Farmers across the country are feeling the pinch from the drought.
The drought has impacted crops as wells as pastures which livestock feed.
It's been especially hard for organic farmers who have strict rules on using pesticides and what their animals can eat.
Darin Von Ruden said cows on his organic farm haven't been doing well in this weather.
"I lost one six month old heifer calf in the middle part of July there that week that was really hot," Von Ruden said.
In addition to the heat being hard on the cows, their food supply has been affected.
On an Organic Farm, cows are supposed to eat 30-percent of their food from pastures, but for since July that number has shrunk to about ten percent.

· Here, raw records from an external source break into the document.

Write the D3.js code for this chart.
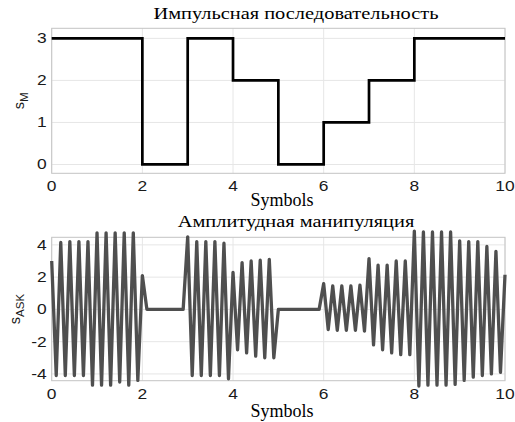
<!DOCTYPE html>
<html>
<head>
<meta charset="utf-8">
<script src="https://cdn.jsdelivr.net/npm/d3@7"></script>
<style>
  body { margin:0; background:#fff; }
  svg { display:block; }
  .tick-lbl { font-family: "Liberation Sans", Arial, sans-serif; font-size:14.5px; fill:#1a1a1a; }
  .ttl { font-family: "Liberation Serif", "Times New Roman", serif; font-size:17px; fill:#000; }
  .xlbl { font-family: "Liberation Serif", "Times New Roman", serif; font-size:18px; fill:#000; }
  .ylbl { font-family: "Liberation Sans", Arial, sans-serif; font-size:14.5px; fill:#1a1a1a; }
</style>
</head>
<body>
<svg id="chart" width="515" height="422"></svg>
<script>
// symbol values, one per symbol interval
var symbols = [3, 3, 0, 3, 2, 0, 1, 2, 3, 3];
var xTicks = [0, 2, 4, 6, 8, 10];
var topYTicks = [0, 1, 2, 3];
var askYTicks = [-4, -2, 0, 2, 4];

// ASK samples, one every 0.1 symbol from 0 to 10
var askStep = 0.1;
var askValues = [
  3.0, -4.1, 4.15, -4.1, 4.2, -4.1, 4.2, -4.1, 4.2, -4.7,
  4.75, -4.7, 4.75, -4.7, 4.75, -4.5, 4.75, -4.7, 4.75, -4.4,
  2.1, 0, 0, 0, 0, 0, 0, 0, 0, 0,
  4.5, -4.1, 4.2, -4.1, 4.2, -4.1, 4.2, -4.1, 4.1, -4.3,
  2.3, -2.5, 2.9, -2.7, 3.0, -2.9, 3.05, -3.0, 3.1, -3.0,
  0, 0, 0, 0, 0, 0, 0, 0, 0, 0,
  1.6, -1.25, 1.45, -1.3, 1.45, -1.3, 1.45, -1.3, 1.5, -1.35,
  3.15, -2.2, 2.75, -2.5, 2.75, -2.7, 3.0, -2.8, 3.0, -2.8,
  4.85, -4.75, 4.8, -4.7, 4.8, -4.7, 4.8, -4.7, 4.8, -4.65,
  4.25, -4.4, 4.2, -4.2, 4.2, -4.1, 3.9, -4.0, 3.6, -3.9,
  2.15
];

var svg = d3.select("#chart");
// lettering in the picture is a bit wider than tall
var stretch = 1.2;

var panels = [
  {top:28.3, bottom:173.3, domain:[-0.21, 3.24], ticks:topYTicks, title:"Импульсная последовательность",
   titleY:18.5, xTickY:190.5, xlblY:206, ylblX:23.5, sub:"M"},
  {top:237.3, bottom:380.7, domain:[-4.42, 4.47], ticks:askYTicks, title:"Амплитудная манипуляция",
   titleY:226.5, xTickY:398.5, xlblY:417, ylblX:19.5, sub:"ASK"}
];

var left = 51.7, right = 505;
var x = d3.scaleLinear().domain([0, 10]).range([left, right]);

function place(px, py, sx){ return "translate(" + px + "," + py + ") scale(" + (sx || stretch) + ",1)"; }

panels.forEach(function(p){
  p.y = d3.scaleLinear().domain(p.domain).range([p.bottom, p.top]);
  var g = svg.append("g");

  // grid
  g.selectAll(".gx").data(xTicks).enter().append("line")
    .attr("x1", d => x(d)).attr("x2", d => x(d))
    .attr("y1", p.top).attr("y2", p.bottom)
    .attr("stroke", "#e6e6e6").attr("stroke-width", 1);
  g.selectAll(".gy").data(p.ticks).enter().append("line")
    .attr("x1", left).attr("x2", right)
    .attr("y1", d => p.y(d)).attr("y2", d => p.y(d))
    .attr("stroke", "#e6e6e6").attr("stroke-width", 1);

  // box
  g.append("rect")
    .attr("x", left).attr("y", p.top)
    .attr("width", right - left).attr("height", p.bottom - p.top)
    .attr("fill", "none").attr("stroke", "#c4c4c4").attr("stroke-width", 1);

  // tick labels
  g.selectAll(".xt").data(xTicks).enter().append("text")
    .attr("class", "tick-lbl")
    .attr("transform", d => place(x(d), p.xTickY))
    .attr("text-anchor", "middle")
    .text(d => d);
  g.selectAll(".yt").data(p.ticks).enter().append("text")
    .attr("class", "tick-lbl")
    .attr("transform", d => place(left - 5, p.y(d) + 5))
    .attr("text-anchor", "end")
    .text(d => d < 0 ? "-" + Math.abs(d) : d);

  // title + axis labels
  g.append("text").attr("class", "ttl")
    .attr("transform", place(296, p.titleY))
    .attr("text-anchor", "middle").text(p.title);
  g.append("text").attr("class", "xlbl")
    .attr("transform", place(282, p.xlblY, 1))
    .attr("text-anchor", "middle").text("Symbols");

  var yl = g.append("text").attr("class", "ylbl")
    .attr("transform", "translate(" + p.ylblX + "," + ((p.top + p.bottom) / 2) + ") rotate(-90)")
    .attr("text-anchor", "middle");
  yl.append("tspan").text("s");
  yl.append("tspan").attr("dy", 4).attr("font-size", "11.5px").text(p.sub);
});

// top: step sequence
var stepPts = symbols.map((v, i) => [i, v]);
stepPts.push([symbols.length, symbols[symbols.length - 1]]);
var yTop = panels[0].y;
svg.append("path")
  .attr("d", d3.line().x(d => x(d[0])).y(d => yTop(d[1])).curve(d3.curveStepAfter)(stepPts))
  .attr("fill", "none").attr("stroke", "#000").attr("stroke-width", 2.7);

// bottom: ASK signal
var yAsk = panels[1].y;
svg.append("path")
  .attr("d", d3.line().x((d, i) => x(i * askStep)).y(d => yAsk(d))(askValues))
  .attr("fill", "none").attr("stroke", "#4f4f4f").attr("stroke-width", 3.3)
  .attr("stroke-linejoin", "round");
</script>
</body>
</html>
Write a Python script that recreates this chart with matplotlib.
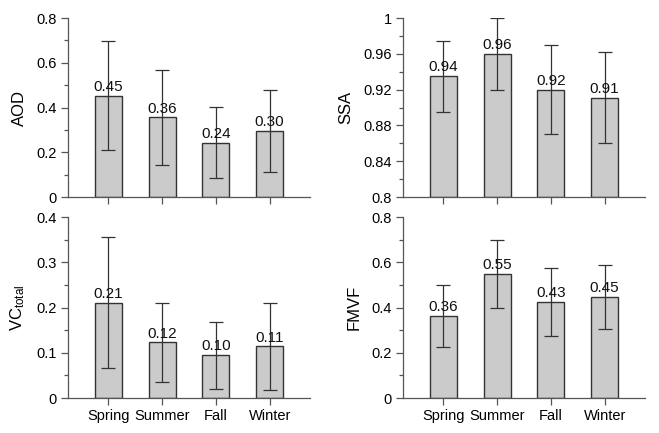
import matplotlib
matplotlib.use("Agg")
import matplotlib.pyplot as plt
from matplotlib.ticker import MultipleLocator, FuncFormatter

plt.rcParams['font.family'] = ['Liberation Sans', 'DejaVu Sans']
plt.rcParams['mathtext.fontset'] = 'custom'
plt.rcParams['mathtext.rm'] = 'Liberation Sans'
plt.rcParams['mathtext.it'] = 'Liberation Sans'

seasons = ['Spring', 'Summer', 'Fall', 'Winter']

aod = [0.453, 0.356, 0.243, 0.296]
aod_err = [0.245, 0.213, 0.158, 0.184]
aod_labels = ['0.45', '0.36', '0.24', '0.30']

ssa = [0.935, 0.960, 0.920, 0.911]
ssa_err = [0.0395, 0.040, 0.0495, 0.051]
ssa_labels = ['0.94', '0.96', '0.92', '0.91']

vc = [0.211, 0.123, 0.095, 0.114]
vc_err = [0.145, 0.088, 0.074, 0.097]
vc_labels = ['0.21', '0.12', '0.10', '0.11']

fmvf = [0.363, 0.547, 0.425, 0.447]
fmvf_err = [0.136, 0.150, 0.149, 0.143]
fmvf_labels = ['0.36', '0.55', '0.43', '0.45']

fig = plt.figure(figsize=(6.59, 4.33), dpi=100)

# [left, bottom, width, height] in figure fractions
boxes = [
    [0.1032, 0.545, 0.3672, 0.4134],
    [0.6115, 0.545, 0.3673, 0.4134],
    [0.1032, 0.0808, 0.3672, 0.418],
    [0.6115, 0.0808, 0.3673, 0.418],
]

panels = [
    (aod, aod_err, aod_labels, 'AOD', (0, 0.8), 0.2, False),
    (ssa, ssa_err, ssa_labels, 'SSA', (0.8, 1.0), 0.04, False),
    (vc, vc_err, vc_labels, r'VC$_{\mathrm{total}}$', (0, 0.4), 0.1, True),
    (fmvf, fmvf_err, fmvf_labels, 'FMVF', (0, 0.8), 0.2, True),
]

axis_color = '#555555'
x = [1, 2, 3, 4]

for box, (vals, errs, labels, ylab, ylim, step, show_x) in zip(boxes, panels):
    ax = fig.add_axes(box)
    base = ylim[0]
    ax.bar(x, [v - base for v in vals], bottom=base, width=0.5,
           color='#cbcbcb', edgecolor='#333333', linewidth=1.0, zorder=2)
    ax.errorbar(x, vals, yerr=errs, fmt='none', ecolor='#333333',
                elinewidth=0.9, capsize=4.7, capthick=0.9, zorder=3)
    span = ylim[1] - ylim[0]
    for xi, v, lab in zip(x, vals, labels):
        ax.text(xi, v + span * 0.01, lab, ha='center', va='bottom',
                fontsize=11, color='#111111', zorder=4)

    ax.set_xlim(0.25, 4.75)
    ax.set_ylim(*ylim)
    ax.set_xticks(x)
    if show_x:
        ax.set_xticklabels(seasons, fontsize=10.5)
    else:
        ax.set_xticklabels([])
    ax.yaxis.set_major_locator(MultipleLocator(step))
    ax.yaxis.set_minor_locator(MultipleLocator(step / 2))
    ax.yaxis.set_major_formatter(FuncFormatter(lambda v, p: ('%.2f' % v).rstrip('0').rstrip('.')))
    ax.set_ylabel(ylab, fontsize=12, labelpad=7)

    for s in ['top', 'right']:
        ax.spines[s].set_visible(False)
    for s in ['left', 'bottom']:
        ax.spines[s].set_color(axis_color)
        ax.spines[s].set_linewidth(0.9)
    ax.tick_params(axis='both', which='major', direction='out', length=5,
                   width=0.9, color=axis_color, labelsize=10.5, pad=3)
    ax.tick_params(axis='y', which='minor', direction='out', length=3,
                   width=0.9, color=axis_color)

fig.savefig('out.png', dpi=100)
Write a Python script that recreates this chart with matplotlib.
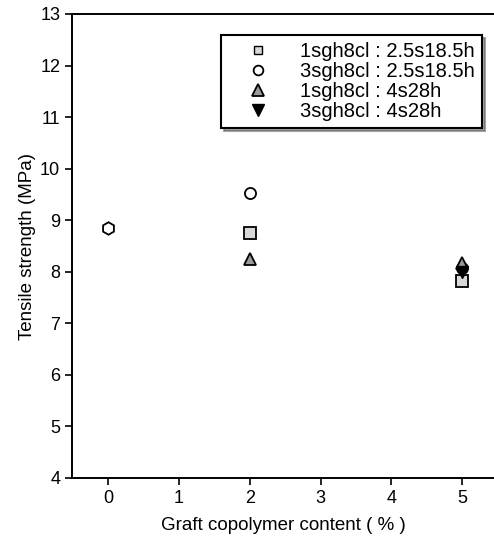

"So we're having to feed more of our stored feeds that we normally start feeding in November, we've been having to feed that now already," Von Ruden said.
He said that's caused some cows to not put on as much weight as they should and others to produce less milk.
That means farmers have to spend more on feed, in turn raising prices at the grocery store.
"As far as dairy, those prices haven't really went up yet," Von Ruden said. "But they will eventually because farmers simply won't be able to afford to put the feed in front of the cows to get that maximum production out of them."
He predicts we'll see higher prices on milk in the next five months and grain products, like cereal, in the next three months.
"The main concern with organic producers is the economy and if the economy doesn't turn around or doesn't continue to move forward then we always lose that consumption base," Von Ruden said.
But Dolly Durley, organic consumer, said even if they do go up, it's worth it to spend the extra money on organic products.
"Especially if it's local," Durley said. "I think it's important to support that type of agriculture and I think long term it's just better for you, your body and the community."
Von Ruden said Durley's thought process has become a trend over the last few years.
"That's been going up on an annual basis about 15-20 percent as the consumer become more knowledgeable about what they're eating the more they've been turning towards organic," Von Ruden said.
But the best thing he says we can help farmers do is pray for rain.